И действительно, в нижнем правом углу картины у дьявола на руках сидел дед. Правда, он не очень был похож на нашего деда, потому что был голый, как в бане, и борода была не белая, а рыжая, просмоленная огнем, а волосы на голове от пламени стояли дыбом. Калита с деньгами была у деда в руках.
Старший брат мой Оврам давно уже был проклят прабабой, и его голая душа летела стремглав из левого верхнего угла картины прямо в ад за то, что разоряла гнезда голубей на чердаке и крала в пост масло и сало. Кроме того, душа его любила молоко и пенки.
Сама мать — она божилась, что это правда, — будет в раю среди святых, как болящая великомученица. Она молилась святому Георгию Победоносцу, который топтал на картине змея своим лошаком, и ежедневно просила его потоптать врагов своих, то есть отца, деда и прабабу, которые погубили ее жизнь.
Мать клялась, что однажды давно, когда она спала в каморе, святой Георгий явился ей во сне в белых ризах на белом коне с длинным копьем и спросил ее, перепуганную до смерти:
— Се ты, Одарко?
— Я.
— Не бойся. Это я приснился, чтоб подать тебе знак: будешь ты теперь, Одарочка, творить моим именем людям добро.
С тех пор она объявила себя ворожкой и стала лечить людей от зубной боли, перепуга и прочих болезней, хотя сама хворала очень часто.
— Вот смотрите, где я, гляньте, — бывало, показывала она на какую-то святую душу возле божьей матери, вверху картины Страшного суда. — Видите?
Мать так часто тыкала пальцем в эту праведную душу, что у души на месте лица образовалось коричневое пятно, вроде столицы на географической карте.
Но постепенно дела матери пошатнулись. Как-то она долго не давала прабабе есть, а прабаба тогда возьми да и наколдуй что-то против нее. С того времени мать уже совсем расхворалась, а по ночам ее начал давить домовой.
Домовой жил у нас на печке и в печной трубе, в дымоходе. Голоса он не подавал никогда и очень был похож, говорили, на вывернутый черным мехом вверх тулуп.

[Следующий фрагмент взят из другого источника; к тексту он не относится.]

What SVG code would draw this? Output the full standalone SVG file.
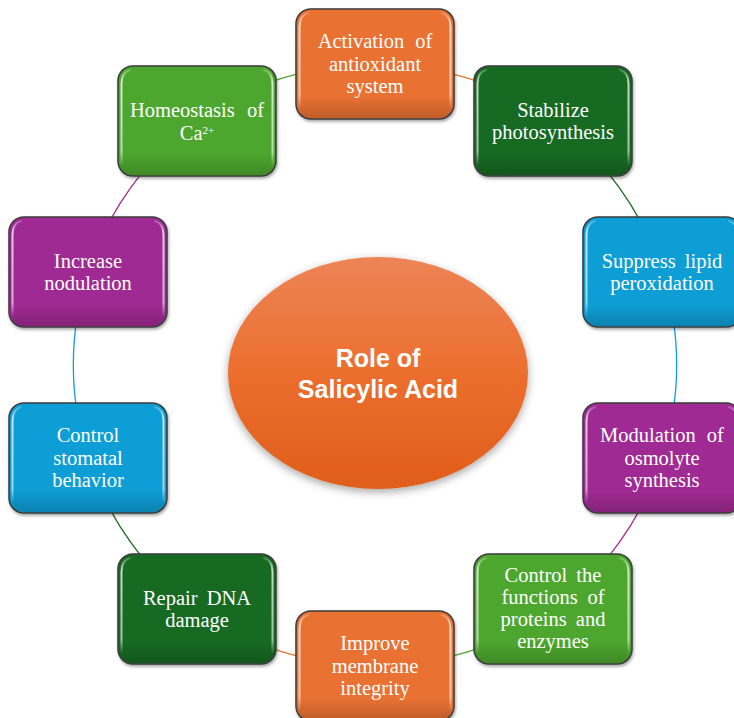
<svg xmlns="http://www.w3.org/2000/svg" width="734" height="718" viewBox="0 0 734 718">
<defs>
<style>
.box{stroke:#3b3b3b;stroke-width:1.5}
.sd{fill:url(#sdg);stroke:none}
.hl{stroke:url(#hlg);stroke-width:2;fill:none;stroke-linecap:round}
.t{font-family:"Liberation Serif","Times New Roman",serif;font-size:20.5px;fill:#ffffff;text-anchor:middle}
.c{fill:none;stroke-width:1.3}
.ct{font-family:"Liberation Sans",Arial,sans-serif;font-weight:bold;font-size:25px;fill:#ffffff;text-anchor:middle}
.or{fill:#E97132}.dg{fill:#196B24}.bl{fill:#0F9ED5}.pu{fill:#A02B93}.gr{fill:#4EA72E}
</style>
<linearGradient id="hlg" x1="0" y1="0" x2="0" y2="1">
<stop offset="0" stop-color="#fff" stop-opacity="0.2"/>
<stop offset="0.12" stop-color="#fff" stop-opacity="0.75"/>
<stop offset="0.85" stop-color="#fff" stop-opacity="0.6"/>
<stop offset="1" stop-color="#fff" stop-opacity="0"/>
</linearGradient>
<linearGradient id="sdg" x1="0" y1="0" x2="0" y2="1">
<stop offset="0.8" stop-color="#000" stop-opacity="0"/>
<stop offset="1" stop-color="#000" stop-opacity="0.18"/>
</linearGradient>
<linearGradient id="eg" x1="0" y1="0" x2="0" y2="1">
<stop offset="0" stop-color="#EC8556"/>
<stop offset="0.5" stop-color="#EC6E2E"/>
<stop offset="1" stop-color="#E05E1A"/>
</linearGradient>
<filter id="sh" x="-10%" y="-10%" width="125%" height="130%">
<feDropShadow dx="1" dy="2" stdDeviation="1.5" flood-color="#000" flood-opacity="0.35"/>
</filter>
<filter id="esh" x="-10%" y="-10%" width="120%" height="125%">
<feDropShadow dx="0" dy="3" stdDeviation="4" flood-color="#000" flood-opacity="0.35"/>
</filter>
<g id="gloss">
<rect class="sd" x="1" y="1" width="156" height="108" rx="14"/>
<path class="hl" d="M3.5,100 V18 Q3.5,6 12,4"/>
<path class="hl" d="M154.5,100 V18 Q154.5,6 146,4"/>
</g>
</defs>
<rect width="734" height="718" fill="#ffffff"/>

<g id="connectors">
<path class="c" stroke="#E97132" d="M375,64 A302,302 0 0 1 553,121"/>
<path class="c" stroke="#196B24" d="M553,121 A302,302 0 0 1 662,272"/>
<path class="c" stroke="#0F9ED5" d="M662,272 A302,302 0 0 1 662,458"/>
<path class="c" stroke="#A02B93" d="M662,458 A302,302 0 0 1 553,609"/>
<path class="c" stroke="#4EA72E" d="M553,609 A302,302 0 0 1 375,666"/>
<path class="c" stroke="#E97132" d="M375,666 A302,302 0 0 1 197,609"/>
<path class="c" stroke="#196B24" d="M197,609 A302,302 0 0 1 88,458"/>
<path class="c" stroke="#0F9ED5" d="M88,458 A302,302 0 0 1 88,272"/>
<path class="c" stroke="#A02B93" d="M88,272 A302,302 0 0 1 197,121"/>
<path class="c" stroke="#4EA72E" d="M197,121 A302,302 0 0 1 375,64"/>
</g>

<g id="center">
<ellipse cx="378" cy="373" rx="150" ry="116" fill="url(#eg)" filter="url(#esh)"/>
<text class="ct" x="378" y="367">Role of</text>
<text class="ct" x="378" y="398">Salicylic Acid</text>
</g>

<g id="n-activation" transform="translate(296,9)">
<rect class="box or" width="158" height="110" rx="15" filter="url(#sh)"/>
<use href="#gloss"/>
<text class="t" x="79" y="39" style="word-spacing:6px">Activation of</text>
<text class="t" x="79" y="62">antioxidant</text>
<text class="t" x="79" y="84">system</text>
</g>

<g id="n-stabilize" transform="translate(474,66)">
<rect class="box dg" width="158" height="110" rx="15" filter="url(#sh)"/>
<use href="#gloss"/>
<text class="t" x="79" y="51">Stabilize</text>
<text class="t" x="79" y="73">photosynthesis</text>
</g>

<g id="n-suppress" transform="translate(583,217)">
<rect class="box bl" width="158" height="110" rx="15" filter="url(#sh)"/>
<use href="#gloss"/>
<text class="t" x="79" y="51" style="word-spacing:4px">Suppress lipid</text>
<text class="t" x="79" y="73">peroxidation</text>
</g>

<g id="n-modulation" transform="translate(583,403)">
<rect class="box pu" width="158" height="110" rx="15" filter="url(#sh)"/>
<use href="#gloss"/>
<text class="t" x="79" y="39" style="word-spacing:6px">Modulation of</text>
<text class="t" x="79" y="62">osmolyte</text>
<text class="t" x="79" y="84">synthesis</text>
</g>

<g id="n-proteins" transform="translate(474,554)">
<rect class="box gr" width="158" height="110" rx="15" filter="url(#sh)"/>
<use href="#gloss"/>
<text class="t" x="79" y="28" style="word-spacing:4px">Control the</text>
<text class="t" x="79" y="50" style="word-spacing:4.5px">functions of</text>
<text class="t" x="79" y="72" style="word-spacing:4px">proteins and</text>
<text class="t" x="79" y="94">enzymes</text>
</g>

<g id="n-membrane" transform="translate(296,611)">
<rect class="box or" width="158" height="110" rx="15" filter="url(#sh)"/>
<use href="#gloss"/>
<text class="t" x="79" y="39">Improve</text>
<text class="t" x="79" y="62">membrane</text>
<text class="t" x="79" y="84">integrity</text>
</g>

<g id="n-dna" transform="translate(118,554)">
<rect class="box dg" width="158" height="110" rx="15" filter="url(#sh)"/>
<use href="#gloss"/>
<text class="t" x="79" y="51" style="word-spacing:4px">Repair DNA</text>
<text class="t" x="79" y="73">damage</text>
</g>

<g id="n-stomatal" transform="translate(9,403)">
<rect class="box bl" width="158" height="110" rx="15" filter="url(#sh)"/>
<use href="#gloss"/>
<text class="t" x="79" y="39">Control</text>
<text class="t" x="79" y="62">stomatal</text>
<text class="t" x="79" y="84">behavior</text>
</g>

<g id="n-nodulation" transform="translate(9,217)">
<rect class="box pu" width="158" height="110" rx="15" filter="url(#sh)"/>
<use href="#gloss"/>
<text class="t" x="79" y="51">Increase</text>
<text class="t" x="79" y="73">nodulation</text>
</g>

<g id="n-calcium" transform="translate(118,66)">
<rect class="box gr" width="158" height="110" rx="15" filter="url(#sh)"/>
<use href="#gloss"/>
<text class="t" x="79" y="51" style="word-spacing:7px">Homeostasis of</text>
<text class="t" x="79" y="74">Ca<tspan font-size="11" dy="-6">2+</tspan></text>
</g>
</svg>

Фактически святым был во всей хате один только я. И вот кончилась моя святость. Не надо было трогать моркови…»
Картина простодушна, как живопись Анри Руссо или Нико Пиросманишвили. Но больше всего это похоже на детский рисунок — не смешанными, чистыми красками, — только одухотворенный зрелой мудростью и освещенный улыбкой новой встречи и нового понимания виденного.
И совсем как на детской картине, появляется в придеснянских лозах лев. «Водились там львы, но очень редко… Кому ни рассказываю, никто не верит». Лев с непринужденной естественностью входит в сценарий, проходит по песку и скрывается в лозах, и Довженко его видит.